CLR cover

Problem 52: Codicity Test

Sets of words, especially binary words, are used to encode information. They may be related to transmission protocols, to data compression or mere texts. Streams of data need to be parsed according to the set to retrieve the original information. Parsing is a simple operation when codewords have the same length, like ASCII and UTF-32 codes for characters, and gives a unique factorisation of encoded data.

A code is a set of words that features a uniquely decipherable property. The question of having a unique parsing concerns mostly variable-length codes. The goal of the problem is to test whether a set of words is a code.

More precisely, a set $C=\{w_1,w_2,\dots,w_n\}$ of words drawn from an alphabet $A$ is a code if for every two sequences (noted as words) $i_1i_2\cdots i_k$ and $j_1j_2\cdots j_\ell$ of indices from $\{1,2,\dots,n\}$ we have $$i_1i_2\cdots i_k \neq j_1j_2\cdots j_\ell \;\Rightarrow \; w_{i_1}w_{i_2}\cdots w_{i_k} \neq w_{j_1}w_{j_2}\cdots w_{j_\ell}.$$ In other words, if we define the morphism $h$ from $\{1,2,\dots,n\}^*$ to $A^*$ by $h(i)=w_i$, for $i\in \{1,2,....n\}$, the condition means $h$ is injective.

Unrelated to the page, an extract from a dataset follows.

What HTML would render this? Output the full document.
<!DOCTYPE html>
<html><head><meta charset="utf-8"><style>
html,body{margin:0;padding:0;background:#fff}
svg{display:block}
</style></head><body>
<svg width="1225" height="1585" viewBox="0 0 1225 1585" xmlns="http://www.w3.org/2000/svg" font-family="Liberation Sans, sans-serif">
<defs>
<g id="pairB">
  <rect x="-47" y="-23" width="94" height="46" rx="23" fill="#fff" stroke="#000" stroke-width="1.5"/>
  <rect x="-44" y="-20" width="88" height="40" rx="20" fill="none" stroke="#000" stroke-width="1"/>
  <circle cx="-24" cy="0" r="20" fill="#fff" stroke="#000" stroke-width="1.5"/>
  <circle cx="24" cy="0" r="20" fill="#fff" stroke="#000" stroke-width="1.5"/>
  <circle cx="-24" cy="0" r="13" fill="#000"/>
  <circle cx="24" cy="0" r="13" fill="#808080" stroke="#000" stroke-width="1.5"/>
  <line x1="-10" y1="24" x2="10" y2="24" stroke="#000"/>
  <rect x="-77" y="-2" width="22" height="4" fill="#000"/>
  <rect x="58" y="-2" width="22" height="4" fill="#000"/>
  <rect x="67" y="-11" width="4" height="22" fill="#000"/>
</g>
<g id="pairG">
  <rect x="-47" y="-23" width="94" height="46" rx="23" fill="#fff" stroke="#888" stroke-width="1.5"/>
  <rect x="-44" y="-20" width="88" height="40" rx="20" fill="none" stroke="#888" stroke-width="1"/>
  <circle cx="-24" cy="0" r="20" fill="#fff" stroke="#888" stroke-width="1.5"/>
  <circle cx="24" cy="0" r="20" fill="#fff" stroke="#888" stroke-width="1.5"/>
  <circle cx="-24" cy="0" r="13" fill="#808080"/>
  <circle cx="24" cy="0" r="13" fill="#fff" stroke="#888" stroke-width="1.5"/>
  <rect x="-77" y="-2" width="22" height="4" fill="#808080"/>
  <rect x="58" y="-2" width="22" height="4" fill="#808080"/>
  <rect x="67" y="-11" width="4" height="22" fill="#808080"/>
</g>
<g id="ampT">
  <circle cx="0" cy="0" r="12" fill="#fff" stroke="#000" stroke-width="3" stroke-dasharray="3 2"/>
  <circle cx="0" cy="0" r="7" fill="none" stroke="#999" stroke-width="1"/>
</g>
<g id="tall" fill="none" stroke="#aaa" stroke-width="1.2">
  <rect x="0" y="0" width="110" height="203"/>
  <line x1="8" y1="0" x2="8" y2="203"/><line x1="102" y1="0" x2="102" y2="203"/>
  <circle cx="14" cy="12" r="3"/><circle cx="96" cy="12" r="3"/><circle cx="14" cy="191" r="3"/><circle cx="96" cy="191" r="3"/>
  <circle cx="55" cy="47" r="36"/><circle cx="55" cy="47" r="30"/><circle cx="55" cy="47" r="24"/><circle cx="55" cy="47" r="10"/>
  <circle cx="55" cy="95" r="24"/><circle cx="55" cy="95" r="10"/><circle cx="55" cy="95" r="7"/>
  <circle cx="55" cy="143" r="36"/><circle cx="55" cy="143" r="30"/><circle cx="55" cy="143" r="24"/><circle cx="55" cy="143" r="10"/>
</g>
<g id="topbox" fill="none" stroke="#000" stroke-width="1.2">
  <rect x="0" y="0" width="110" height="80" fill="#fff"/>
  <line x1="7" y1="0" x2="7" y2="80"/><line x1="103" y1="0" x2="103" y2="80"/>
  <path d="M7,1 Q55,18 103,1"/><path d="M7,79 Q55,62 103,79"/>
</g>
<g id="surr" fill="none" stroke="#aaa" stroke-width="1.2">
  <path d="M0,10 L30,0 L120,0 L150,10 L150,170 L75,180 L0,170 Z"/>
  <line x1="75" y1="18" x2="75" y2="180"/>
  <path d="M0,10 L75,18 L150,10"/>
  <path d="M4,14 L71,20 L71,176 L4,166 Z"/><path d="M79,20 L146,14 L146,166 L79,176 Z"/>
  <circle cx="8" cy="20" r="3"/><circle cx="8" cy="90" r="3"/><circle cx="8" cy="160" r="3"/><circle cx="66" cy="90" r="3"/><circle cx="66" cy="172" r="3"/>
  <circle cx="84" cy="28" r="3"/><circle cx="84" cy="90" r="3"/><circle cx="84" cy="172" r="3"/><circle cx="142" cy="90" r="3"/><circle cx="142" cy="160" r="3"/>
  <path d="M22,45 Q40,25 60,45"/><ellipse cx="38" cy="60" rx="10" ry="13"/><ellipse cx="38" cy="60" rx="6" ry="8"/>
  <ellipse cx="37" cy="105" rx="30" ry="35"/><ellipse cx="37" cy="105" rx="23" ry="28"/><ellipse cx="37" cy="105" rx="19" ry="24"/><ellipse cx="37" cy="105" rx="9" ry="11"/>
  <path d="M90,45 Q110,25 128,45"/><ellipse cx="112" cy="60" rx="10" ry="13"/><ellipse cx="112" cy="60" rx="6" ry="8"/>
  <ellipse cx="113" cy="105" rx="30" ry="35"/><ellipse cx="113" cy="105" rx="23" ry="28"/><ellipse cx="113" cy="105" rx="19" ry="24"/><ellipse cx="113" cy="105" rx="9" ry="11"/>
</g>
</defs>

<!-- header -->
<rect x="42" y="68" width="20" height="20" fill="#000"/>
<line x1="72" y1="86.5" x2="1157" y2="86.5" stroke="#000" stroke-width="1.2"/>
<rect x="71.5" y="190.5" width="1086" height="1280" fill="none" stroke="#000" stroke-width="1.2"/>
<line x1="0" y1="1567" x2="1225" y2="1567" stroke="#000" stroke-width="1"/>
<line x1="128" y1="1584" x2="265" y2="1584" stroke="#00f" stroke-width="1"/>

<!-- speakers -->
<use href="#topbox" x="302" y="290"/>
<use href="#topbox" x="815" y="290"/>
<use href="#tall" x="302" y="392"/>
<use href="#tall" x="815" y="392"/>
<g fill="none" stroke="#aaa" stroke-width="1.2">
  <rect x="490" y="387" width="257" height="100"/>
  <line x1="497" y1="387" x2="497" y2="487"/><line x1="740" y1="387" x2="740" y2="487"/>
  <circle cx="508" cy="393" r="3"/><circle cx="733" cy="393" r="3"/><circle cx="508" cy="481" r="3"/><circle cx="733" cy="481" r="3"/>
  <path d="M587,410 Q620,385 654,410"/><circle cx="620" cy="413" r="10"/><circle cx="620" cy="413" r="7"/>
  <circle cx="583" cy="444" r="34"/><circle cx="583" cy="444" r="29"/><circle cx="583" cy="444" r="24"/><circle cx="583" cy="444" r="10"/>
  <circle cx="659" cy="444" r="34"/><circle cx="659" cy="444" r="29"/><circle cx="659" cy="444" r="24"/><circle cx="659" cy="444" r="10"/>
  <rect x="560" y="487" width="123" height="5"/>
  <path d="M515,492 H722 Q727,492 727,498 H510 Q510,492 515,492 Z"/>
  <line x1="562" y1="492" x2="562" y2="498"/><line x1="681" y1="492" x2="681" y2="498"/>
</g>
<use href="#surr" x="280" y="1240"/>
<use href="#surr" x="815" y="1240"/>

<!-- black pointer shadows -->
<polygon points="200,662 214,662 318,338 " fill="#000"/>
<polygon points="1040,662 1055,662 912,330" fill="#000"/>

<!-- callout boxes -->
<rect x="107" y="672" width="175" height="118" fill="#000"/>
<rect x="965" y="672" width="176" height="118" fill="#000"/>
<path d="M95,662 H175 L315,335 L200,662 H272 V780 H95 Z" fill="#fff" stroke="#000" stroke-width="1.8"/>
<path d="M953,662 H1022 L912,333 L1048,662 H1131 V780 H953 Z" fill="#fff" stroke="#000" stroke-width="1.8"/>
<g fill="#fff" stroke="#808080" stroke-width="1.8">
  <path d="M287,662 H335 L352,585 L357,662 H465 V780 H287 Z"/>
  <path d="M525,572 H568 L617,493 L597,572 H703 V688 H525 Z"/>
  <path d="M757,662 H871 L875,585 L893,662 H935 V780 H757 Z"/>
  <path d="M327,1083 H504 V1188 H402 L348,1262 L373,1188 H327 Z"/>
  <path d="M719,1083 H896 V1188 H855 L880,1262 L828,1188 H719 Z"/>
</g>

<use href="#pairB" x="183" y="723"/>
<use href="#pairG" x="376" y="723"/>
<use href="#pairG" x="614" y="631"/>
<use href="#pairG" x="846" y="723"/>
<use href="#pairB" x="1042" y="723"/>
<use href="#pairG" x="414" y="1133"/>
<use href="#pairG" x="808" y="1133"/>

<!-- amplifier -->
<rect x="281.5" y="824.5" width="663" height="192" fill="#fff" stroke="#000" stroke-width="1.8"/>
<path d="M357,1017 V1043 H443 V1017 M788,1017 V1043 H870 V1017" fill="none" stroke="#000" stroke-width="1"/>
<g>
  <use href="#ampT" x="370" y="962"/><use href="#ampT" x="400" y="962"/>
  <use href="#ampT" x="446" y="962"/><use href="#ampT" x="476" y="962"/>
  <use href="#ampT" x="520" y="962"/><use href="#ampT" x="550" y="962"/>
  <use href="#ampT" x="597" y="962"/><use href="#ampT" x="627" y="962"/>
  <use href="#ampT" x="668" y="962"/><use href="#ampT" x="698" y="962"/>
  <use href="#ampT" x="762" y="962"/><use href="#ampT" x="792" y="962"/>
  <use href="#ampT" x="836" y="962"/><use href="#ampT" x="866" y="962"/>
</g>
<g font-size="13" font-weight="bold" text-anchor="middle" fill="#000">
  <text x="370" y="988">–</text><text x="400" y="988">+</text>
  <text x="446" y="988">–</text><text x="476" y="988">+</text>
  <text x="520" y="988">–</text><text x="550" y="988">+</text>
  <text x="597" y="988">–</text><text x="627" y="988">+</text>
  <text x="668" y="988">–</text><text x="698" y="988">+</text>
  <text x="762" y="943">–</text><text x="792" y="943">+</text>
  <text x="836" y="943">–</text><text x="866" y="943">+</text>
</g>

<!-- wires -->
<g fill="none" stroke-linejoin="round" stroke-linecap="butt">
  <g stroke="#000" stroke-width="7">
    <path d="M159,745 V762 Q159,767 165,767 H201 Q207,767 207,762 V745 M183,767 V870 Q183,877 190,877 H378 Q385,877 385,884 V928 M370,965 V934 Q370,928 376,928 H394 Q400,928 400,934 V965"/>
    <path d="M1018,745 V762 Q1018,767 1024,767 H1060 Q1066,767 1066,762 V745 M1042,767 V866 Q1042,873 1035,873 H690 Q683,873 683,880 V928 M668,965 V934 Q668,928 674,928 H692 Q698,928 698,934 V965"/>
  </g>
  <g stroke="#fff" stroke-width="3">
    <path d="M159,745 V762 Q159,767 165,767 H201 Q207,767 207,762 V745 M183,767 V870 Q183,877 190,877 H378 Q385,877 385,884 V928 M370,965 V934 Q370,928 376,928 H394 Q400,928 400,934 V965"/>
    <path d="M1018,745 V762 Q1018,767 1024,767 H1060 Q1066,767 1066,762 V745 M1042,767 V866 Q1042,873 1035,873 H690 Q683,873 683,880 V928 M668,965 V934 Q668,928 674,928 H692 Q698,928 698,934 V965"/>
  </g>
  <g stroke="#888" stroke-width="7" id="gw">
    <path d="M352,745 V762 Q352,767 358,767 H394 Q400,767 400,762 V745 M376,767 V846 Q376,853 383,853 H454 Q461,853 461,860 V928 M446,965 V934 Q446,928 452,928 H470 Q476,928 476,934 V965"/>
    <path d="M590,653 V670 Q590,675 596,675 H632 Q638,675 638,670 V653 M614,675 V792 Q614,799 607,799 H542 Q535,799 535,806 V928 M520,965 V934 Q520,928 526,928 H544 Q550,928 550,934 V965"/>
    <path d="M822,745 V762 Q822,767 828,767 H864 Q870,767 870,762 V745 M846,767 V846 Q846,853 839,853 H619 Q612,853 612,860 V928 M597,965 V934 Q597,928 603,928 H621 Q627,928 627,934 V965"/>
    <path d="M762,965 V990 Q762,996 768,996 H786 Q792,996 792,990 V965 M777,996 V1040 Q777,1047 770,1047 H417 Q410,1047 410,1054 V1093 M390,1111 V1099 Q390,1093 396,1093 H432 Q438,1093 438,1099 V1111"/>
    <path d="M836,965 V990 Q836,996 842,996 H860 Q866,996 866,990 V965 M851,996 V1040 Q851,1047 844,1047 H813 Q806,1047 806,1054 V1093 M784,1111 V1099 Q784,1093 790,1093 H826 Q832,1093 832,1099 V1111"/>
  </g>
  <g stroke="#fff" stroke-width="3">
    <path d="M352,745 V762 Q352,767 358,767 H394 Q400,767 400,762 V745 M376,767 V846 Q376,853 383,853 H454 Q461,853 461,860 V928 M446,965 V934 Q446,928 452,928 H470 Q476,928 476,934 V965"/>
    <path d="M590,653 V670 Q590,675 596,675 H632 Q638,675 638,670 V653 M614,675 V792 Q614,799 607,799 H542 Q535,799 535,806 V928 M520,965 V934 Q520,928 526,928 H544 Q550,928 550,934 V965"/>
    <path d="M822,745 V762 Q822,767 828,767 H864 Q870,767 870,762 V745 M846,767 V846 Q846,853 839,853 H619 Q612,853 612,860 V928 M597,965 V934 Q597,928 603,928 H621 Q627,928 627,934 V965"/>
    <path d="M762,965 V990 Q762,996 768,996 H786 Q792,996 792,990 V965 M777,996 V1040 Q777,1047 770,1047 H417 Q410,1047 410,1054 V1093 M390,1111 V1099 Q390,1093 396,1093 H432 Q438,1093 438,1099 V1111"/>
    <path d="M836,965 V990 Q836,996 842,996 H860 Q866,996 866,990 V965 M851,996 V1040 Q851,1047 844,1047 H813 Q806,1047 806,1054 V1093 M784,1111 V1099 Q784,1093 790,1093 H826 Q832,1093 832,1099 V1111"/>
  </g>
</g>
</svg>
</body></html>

The size $N$ of the codicity testing problem for a finite set of words is the total length $||C||$ of all words of $C$.

Design an algorithm that checks if a finite set $C$ of words is a code and that runs in time $O(N^2)$.

References

  • A. Apostolico and R. Giancarlo. Pattern matching machine implementation of a fast test for unique decipherability. Inf. Process. Lett., 18(3):155-158, 1984.
  • J. Berstel and D. Perrin. Theory of Codes. Academic Press, INC., Orlando, Florida, 1985.
  • M. Lothaire. Combinatorics on Words. Addison-Wesley, 1983. Reprinted in 1997.
  • A. A. Sardinas and G. W. Patterson. A necessary and sufficient condition for the unique decomposition of coded messages. Research Division Report 50-27, Moore School of Electrical Engineering, University of Pennsylvania, 1950.